-- START OF Given data --

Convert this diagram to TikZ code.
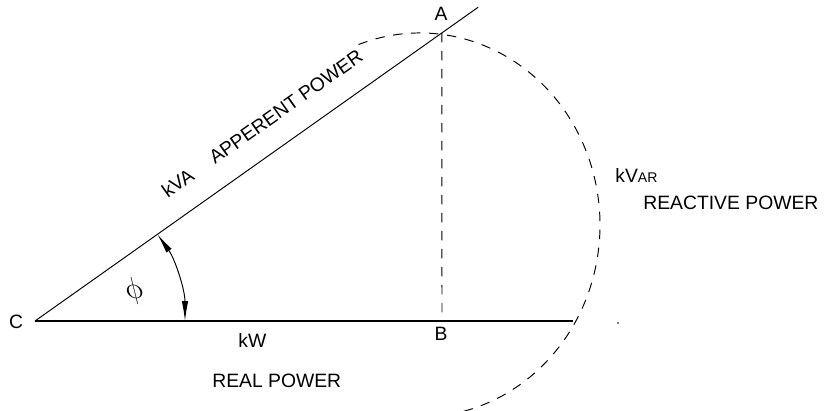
\documentclass[tikz,border=0pt]{standalone}
\usepackage{fontspec}
\setmainfont{Liberation Sans}
\usetikzlibrary{arrows.meta,calc}
\tikzset{
  lbl/.style={inner sep=0pt, font=\fontsize{11pt}{13pt}\selectfont},
  dsh/.style={line width=0.55pt, dash pattern=on 0.19cm off 0.17cm},
}
\begin{document}
\begin{tikzpicture}[>={Latex[length=0.4cm,width=0.13cm]}, x=0.02cm, y=0.02cm]
\useasboundingbox (0,0) rectangle (829,410);
% triangle
\coordinate (C) at (35,89);
\coordinate (B) at (442,89);
\coordinate (R) at (573,89);
\coordinate (A) at ($(C)+(35.3:498.5)$);
\coordinate (E) at ($(C)+(35.3:543)$);
\draw[line width=0.8pt] (C) -- (R);
\draw[line width=0.55pt] (C) -- (E);
\draw[dsh] (A) -- (B);
% kVAR arc
\coordinate (O) at (420,185);
\draw[dsh] ($(O)+(110:180 and 192)$) arc[start angle=110, end angle=-79, x radius=180, y radius=192];
\fill (618,87) circle (0.8);
% angle phi
\coordinate (P) at ($(C)+(0:150)$);
\draw[<->, line width=0.55pt] (P) arc[start angle=0, end angle=35.3, radius=150];
\node[inner sep=0pt, font=\fontsize{17pt}{19pt}\selectfont] (phi) at (135,119) {\reflectbox{$\phi$}};
% labels
\node[lbl] (labA) at (441,396) {A};
\node[lbl] (labB) at (441,76) {B};
\node[lbl] (labC) at (16,88) {C};
\node[lbl, rotate=35.3, anchor=base] (kva) at (266,281) {kVA\hspace{0.48cm}APPERENT POWER};
\node[lbl, anchor=base west] (kw) at (238,63) {kW};
\node[lbl, anchor=base west] (real) at (212,23) {REAL POWER};
\node[lbl, anchor=base west] (kvar) at (615,228) {kV{\fontsize{8pt}{9pt}\selectfont AR}};
\node[lbl, anchor=base west] (react) at (643,201) {REACTIVE POWER};
\end{tikzpicture}
\end{document}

-- END OF Given data --

> _Instructions for the task_
Omit every picture, then reproduce the rest of the listing exactly.

> _Task response_
Convert this diagram to TikZ code.
\documentclass[tikz,border=0pt]{standalone}
\usepackage{fontspec}
\setmainfont{Liberation Sans}
\usetikzlibrary{arrows.meta,calc}
\tikzset{
  lbl/.style={inner sep=0pt, font=\fontsize{11pt}{13pt}\selectfont},
  dsh/.style={line width=0.55pt, dash pattern=on 0.19cm off 0.17cm},
}
\begin{document}
\begin{tikzpicture}[>={Latex[length=0.4cm,width=0.13cm]}, x=0.02cm, y=0.02cm]
\useasboundingbox (0,0) rectangle (829,410);
% triangle
\coordinate (C) at (35,89);
\coordinate (B) at (442,89);
\coordinate (R) at (573,89);
\coordinate (A) at ($(C)+(35.3:498.5)$);
\coordinate (E) at ($(C)+(35.3:543)$);
\draw[line width=0.8pt] (C) -- (R);
\draw[line width=0.55pt] (C) -- (E);
\draw[dsh] (A) -- (B);
% kVAR arc
\coordinate (O) at (420,185);
\draw[dsh] ($(O)+(110:180 and 192)$) arc[start angle=110, end angle=-79, x radius=180, y radius=192];
\fill (618,87) circle (0.8);
% angle phi
\coordinate (P) at ($(C)+(0:150)$);
\draw[<->, line width=0.55pt] (P) arc[start angle=0, end angle=35.3, radius=150];
\node[inner sep=0pt, font=\fontsize{17pt}{19pt}\selectfont] (phi) at (135,119) {\reflectbox{$\phi$}};
% labels
\node[lbl] (labA) at (441,396) {A};
\node[lbl] (labB) at (441,76) {B};
\node[lbl] (labC) at (16,88) {C};
\node[lbl, rotate=35.3, anchor=base] (kva) at (266,281) {kVA\hspace{0.48cm}APPERENT POWER};
\node[lbl, anchor=base west] (kw) at (238,63) {kW};
\node[lbl, anchor=base west] (real) at (212,23) {REAL POWER};
\node[lbl, anchor=base west] (kvar) at (615,228) {kV{\fontsize{8pt}{9pt}\selectfont AR}};
\node[lbl, anchor=base west] (react) at (643,201) {REACTIVE POWER};
\end{tikzpicture}
\end{document}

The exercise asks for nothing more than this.